THE REQUEST => Write out the complete material exactly as it stands.

SUPPLIED MATERIAL =>
⁂

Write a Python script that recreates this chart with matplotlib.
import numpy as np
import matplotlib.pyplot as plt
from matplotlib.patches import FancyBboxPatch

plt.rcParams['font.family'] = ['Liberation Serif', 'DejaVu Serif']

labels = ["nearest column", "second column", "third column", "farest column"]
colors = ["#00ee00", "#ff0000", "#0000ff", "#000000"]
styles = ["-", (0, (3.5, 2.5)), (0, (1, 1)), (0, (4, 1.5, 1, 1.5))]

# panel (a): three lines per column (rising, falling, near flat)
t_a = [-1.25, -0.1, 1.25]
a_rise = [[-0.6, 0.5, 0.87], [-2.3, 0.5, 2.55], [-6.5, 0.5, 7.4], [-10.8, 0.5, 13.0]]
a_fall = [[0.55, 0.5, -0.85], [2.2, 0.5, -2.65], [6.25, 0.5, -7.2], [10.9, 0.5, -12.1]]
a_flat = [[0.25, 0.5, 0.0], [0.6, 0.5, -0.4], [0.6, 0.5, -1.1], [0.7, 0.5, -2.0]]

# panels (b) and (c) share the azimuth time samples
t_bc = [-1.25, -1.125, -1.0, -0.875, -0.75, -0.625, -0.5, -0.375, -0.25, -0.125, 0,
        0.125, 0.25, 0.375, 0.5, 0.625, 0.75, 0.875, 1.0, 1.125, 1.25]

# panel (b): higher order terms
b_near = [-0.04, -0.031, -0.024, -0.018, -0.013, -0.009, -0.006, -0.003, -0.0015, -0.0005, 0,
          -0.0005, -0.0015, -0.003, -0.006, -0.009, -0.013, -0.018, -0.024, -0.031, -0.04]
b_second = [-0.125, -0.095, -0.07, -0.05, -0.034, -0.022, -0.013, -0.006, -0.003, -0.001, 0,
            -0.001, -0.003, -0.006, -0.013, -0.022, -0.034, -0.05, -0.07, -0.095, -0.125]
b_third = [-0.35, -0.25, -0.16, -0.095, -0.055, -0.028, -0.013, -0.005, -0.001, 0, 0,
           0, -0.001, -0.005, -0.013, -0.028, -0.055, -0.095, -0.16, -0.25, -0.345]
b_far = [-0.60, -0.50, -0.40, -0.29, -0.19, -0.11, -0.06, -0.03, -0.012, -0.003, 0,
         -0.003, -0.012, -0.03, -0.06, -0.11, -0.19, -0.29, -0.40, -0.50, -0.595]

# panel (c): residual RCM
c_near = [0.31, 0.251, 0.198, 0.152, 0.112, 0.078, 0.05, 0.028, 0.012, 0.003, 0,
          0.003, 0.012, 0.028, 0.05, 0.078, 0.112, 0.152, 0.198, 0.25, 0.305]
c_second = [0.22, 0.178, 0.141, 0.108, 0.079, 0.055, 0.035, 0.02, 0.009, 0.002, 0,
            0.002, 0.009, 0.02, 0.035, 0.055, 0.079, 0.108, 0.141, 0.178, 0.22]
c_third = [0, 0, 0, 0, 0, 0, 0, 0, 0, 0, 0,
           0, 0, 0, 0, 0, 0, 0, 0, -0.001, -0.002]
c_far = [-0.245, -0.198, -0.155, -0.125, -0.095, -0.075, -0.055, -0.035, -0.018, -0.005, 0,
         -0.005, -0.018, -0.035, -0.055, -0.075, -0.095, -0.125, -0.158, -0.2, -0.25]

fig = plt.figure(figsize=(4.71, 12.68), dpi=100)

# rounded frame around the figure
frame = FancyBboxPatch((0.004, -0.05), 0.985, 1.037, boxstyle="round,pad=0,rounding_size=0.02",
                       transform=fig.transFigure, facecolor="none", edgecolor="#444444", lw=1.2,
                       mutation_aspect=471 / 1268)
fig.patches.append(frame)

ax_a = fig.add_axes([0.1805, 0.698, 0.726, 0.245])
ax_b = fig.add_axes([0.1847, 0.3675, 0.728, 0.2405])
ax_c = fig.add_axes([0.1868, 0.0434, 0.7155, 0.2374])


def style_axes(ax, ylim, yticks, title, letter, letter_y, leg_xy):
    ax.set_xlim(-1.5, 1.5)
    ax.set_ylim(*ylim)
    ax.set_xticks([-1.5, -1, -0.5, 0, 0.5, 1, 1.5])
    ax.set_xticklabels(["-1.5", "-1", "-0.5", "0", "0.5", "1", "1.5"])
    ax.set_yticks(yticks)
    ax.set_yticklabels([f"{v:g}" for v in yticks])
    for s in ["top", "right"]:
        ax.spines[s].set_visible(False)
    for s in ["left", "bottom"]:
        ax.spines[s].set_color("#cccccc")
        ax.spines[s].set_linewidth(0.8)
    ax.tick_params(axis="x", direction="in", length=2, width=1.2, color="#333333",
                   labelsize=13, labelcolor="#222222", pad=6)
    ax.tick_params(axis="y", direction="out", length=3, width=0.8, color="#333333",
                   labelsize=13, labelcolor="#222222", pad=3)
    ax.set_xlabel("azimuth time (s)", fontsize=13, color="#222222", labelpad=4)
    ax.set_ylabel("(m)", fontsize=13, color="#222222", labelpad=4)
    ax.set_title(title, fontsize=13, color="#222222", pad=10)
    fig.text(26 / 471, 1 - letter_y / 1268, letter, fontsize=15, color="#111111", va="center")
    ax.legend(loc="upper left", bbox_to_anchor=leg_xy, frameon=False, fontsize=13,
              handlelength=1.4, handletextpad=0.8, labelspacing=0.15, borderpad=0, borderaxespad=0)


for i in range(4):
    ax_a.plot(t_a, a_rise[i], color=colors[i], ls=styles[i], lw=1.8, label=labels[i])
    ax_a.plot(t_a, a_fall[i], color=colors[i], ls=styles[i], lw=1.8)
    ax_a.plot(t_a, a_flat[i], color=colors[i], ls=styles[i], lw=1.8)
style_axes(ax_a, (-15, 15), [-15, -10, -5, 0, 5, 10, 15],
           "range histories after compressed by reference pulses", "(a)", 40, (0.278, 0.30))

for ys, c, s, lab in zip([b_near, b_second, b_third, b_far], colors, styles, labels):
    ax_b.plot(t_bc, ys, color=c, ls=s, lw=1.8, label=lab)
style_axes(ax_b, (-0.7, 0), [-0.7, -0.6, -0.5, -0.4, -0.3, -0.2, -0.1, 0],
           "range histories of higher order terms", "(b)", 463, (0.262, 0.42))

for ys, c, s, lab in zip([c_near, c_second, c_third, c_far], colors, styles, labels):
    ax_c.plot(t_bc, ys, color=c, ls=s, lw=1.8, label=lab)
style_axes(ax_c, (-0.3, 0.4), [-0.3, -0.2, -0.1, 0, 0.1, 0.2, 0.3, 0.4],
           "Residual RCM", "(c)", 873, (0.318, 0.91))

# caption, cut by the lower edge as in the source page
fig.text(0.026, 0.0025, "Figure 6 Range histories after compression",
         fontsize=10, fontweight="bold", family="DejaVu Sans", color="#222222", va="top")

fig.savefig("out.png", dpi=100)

⁂

WRITTEN SOLUTION =>
Write a Python script that recreates this chart with matplotlib.
import numpy as np
import matplotlib.pyplot as plt
from matplotlib.patches import FancyBboxPatch

plt.rcParams['font.family'] = ['Liberation Serif', 'DejaVu Serif']

labels = ["nearest column", "second column", "third column", "farest column"]
colors = ["#00ee00", "#ff0000", "#0000ff", "#000000"]
styles = ["-", (0, (3.5, 2.5)), (0, (1, 1)), (0, (4, 1.5, 1, 1.5))]

# panel (a): three lines per column (rising, falling, near flat)
t_a = [-1.25, -0.1, 1.25]
a_rise = [[-0.6, 0.5, 0.87], [-2.3, 0.5, 2.55], [-6.5, 0.5, 7.4], [-10.8, 0.5, 13.0]]
a_fall = [[0.55, 0.5, -0.85], [2.2, 0.5, -2.65], [6.25, 0.5, -7.2], [10.9, 0.5, -12.1]]
a_flat = [[0.25, 0.5, 0.0], [0.6, 0.5, -0.4], [0.6, 0.5, -1.1], [0.7, 0.5, -2.0]]

# panels (b) and (c) share the azimuth time samples
t_bc = [-1.25, -1.125, -1.0, -0.875, -0.75, -0.625, -0.5, -0.375, -0.25, -0.125, 0,
        0.125, 0.25, 0.375, 0.5, 0.625, 0.75, 0.875, 1.0, 1.125, 1.25]

# panel (b): higher order terms
b_near = [-0.04, -0.031, -0.024, -0.018, -0.013, -0.009, -0.006, -0.003, -0.0015, -0.0005, 0,
          -0.0005, -0.0015, -0.003, -0.006, -0.009, -0.013, -0.018, -0.024, -0.031, -0.04]
b_second = [-0.125, -0.095, -0.07, -0.05, -0.034, -0.022, -0.013, -0.006, -0.003, -0.001, 0,
            -0.001, -0.003, -0.006, -0.013, -0.022, -0.034, -0.05, -0.07, -0.095, -0.125]
b_third = [-0.35, -0.25, -0.16, -0.095, -0.055, -0.028, -0.013, -0.005, -0.001, 0, 0,
           0, -0.001, -0.005, -0.013, -0.028, -0.055, -0.095, -0.16, -0.25, -0.345]
b_far = [-0.60, -0.50, -0.40, -0.29, -0.19, -0.11, -0.06, -0.03, -0.012, -0.003, 0,
         -0.003, -0.012, -0.03, -0.06, -0.11, -0.19, -0.29, -0.40, -0.50, -0.595]

# panel (c): residual RCM
c_near = [0.31, 0.251, 0.198, 0.152, 0.112, 0.078, 0.05, 0.028, 0.012, 0.003, 0,
          0.003, 0.012, 0.028, 0.05, 0.078, 0.112, 0.152, 0.198, 0.25, 0.305]
c_second = [0.22, 0.178, 0.141, 0.108, 0.079, 0.055, 0.035, 0.02, 0.009, 0.002, 0,
            0.002, 0.009, 0.02, 0.035, 0.055, 0.079, 0.108, 0.141, 0.178, 0.22]
c_third = [0, 0, 0, 0, 0, 0, 0, 0, 0, 0, 0,
           0, 0, 0, 0, 0, 0, 0, 0, -0.001, -0.002]
c_far = [-0.245, -0.198, -0.155, -0.125, -0.095, -0.075, -0.055, -0.035, -0.018, -0.005, 0,
         -0.005, -0.018, -0.035, -0.055, -0.075, -0.095, -0.125, -0.158, -0.2, -0.25]

fig = plt.figure(figsize=(4.71, 12.68), dpi=100)

# rounded frame around the figure
frame = FancyBboxPatch((0.004, -0.05), 0.985, 1.037, boxstyle="round,pad=0,rounding_size=0.02",
                       transform=fig.transFigure, facecolor="none", edgecolor="#444444", lw=1.2,
                       mutation_aspect=471 / 1268)
fig.patches.append(frame)

ax_a = fig.add_axes([0.1805, 0.698, 0.726, 0.245])
ax_b = fig.add_axes([0.1847, 0.3675, 0.728, 0.2405])
ax_c = fig.add_axes([0.1868, 0.0434, 0.7155, 0.2374])


def style_axes(ax, ylim, yticks, title, letter, letter_y, leg_xy):
    ax.set_xlim(-1.5, 1.5)
    ax.set_ylim(*ylim)
    ax.set_xticks([-1.5, -1, -0.5, 0, 0.5, 1, 1.5])
    ax.set_xticklabels(["-1.5", "-1", "-0.5", "0", "0.5", "1", "1.5"])
    ax.set_yticks(yticks)
    ax.set_yticklabels([f"{v:g}" for v in yticks])
    for s in ["top", "right"]:
        ax.spines[s].set_visible(False)
    for s in ["left", "bottom"]:
        ax.spines[s].set_color("#cccccc")
        ax.spines[s].set_linewidth(0.8)
    ax.tick_params(axis="x", direction="in", length=2, width=1.2, color="#333333",
                   labelsize=13, labelcolor="#222222", pad=6)
    ax.tick_params(axis="y", direction="out", length=3, width=0.8, color="#333333",
                   labelsize=13, labelcolor="#222222", pad=3)
    ax.set_xlabel("azimuth time (s)", fontsize=13, color="#222222", labelpad=4)
    ax.set_ylabel("(m)", fontsize=13, color="#222222", labelpad=4)
    ax.set_title(title, fontsize=13, color="#222222", pad=10)
    fig.text(26 / 471, 1 - letter_y / 1268, letter, fontsize=15, color="#111111", va="center")
    ax.legend(loc="upper left", bbox_to_anchor=leg_xy, frameon=False, fontsize=13,
              handlelength=1.4, handletextpad=0.8, labelspacing=0.15, borderpad=0, borderaxespad=0)


for i in range(4):
    ax_a.plot(t_a, a_rise[i], color=colors[i], ls=styles[i], lw=1.8, label=labels[i])
    ax_a.plot(t_a, a_fall[i], color=colors[i], ls=styles[i], lw=1.8)
    ax_a.plot(t_a, a_flat[i], color=colors[i], ls=styles[i], lw=1.8)
style_axes(ax_a, (-15, 15), [-15, -10, -5, 0, 5, 10, 15],
           "range histories after compressed by reference pulses", "(a)", 40, (0.278, 0.30))

for ys, c, s, lab in zip([b_near, b_second, b_third, b_far], colors, styles, labels):
    ax_b.plot(t_bc, ys, color=c, ls=s, lw=1.8, label=lab)
style_axes(ax_b, (-0.7, 0), [-0.7, -0.6, -0.5, -0.4, -0.3, -0.2, -0.1, 0],
           "range histories of higher order terms", "(b)", 463, (0.262, 0.42))

for ys, c, s, lab in zip([c_near, c_second, c_third, c_far], colors, styles, labels):
    ax_c.plot(t_bc, ys, color=c, ls=s, lw=1.8, label=lab)
style_axes(ax_c, (-0.3, 0.4), [-0.3, -0.2, -0.1, 0, 0.1, 0.2, 0.3, 0.4],
           "Residual RCM", "(c)", 873, (0.318, 0.91))

# caption, cut by the lower edge as in the source page
fig.text(0.026, 0.0025, "Figure 6 Range histories after compression",
         fontsize=10, fontweight="bold", family="DejaVu Sans", color="#222222", va="top")

fig.savefig("out.png", dpi=100)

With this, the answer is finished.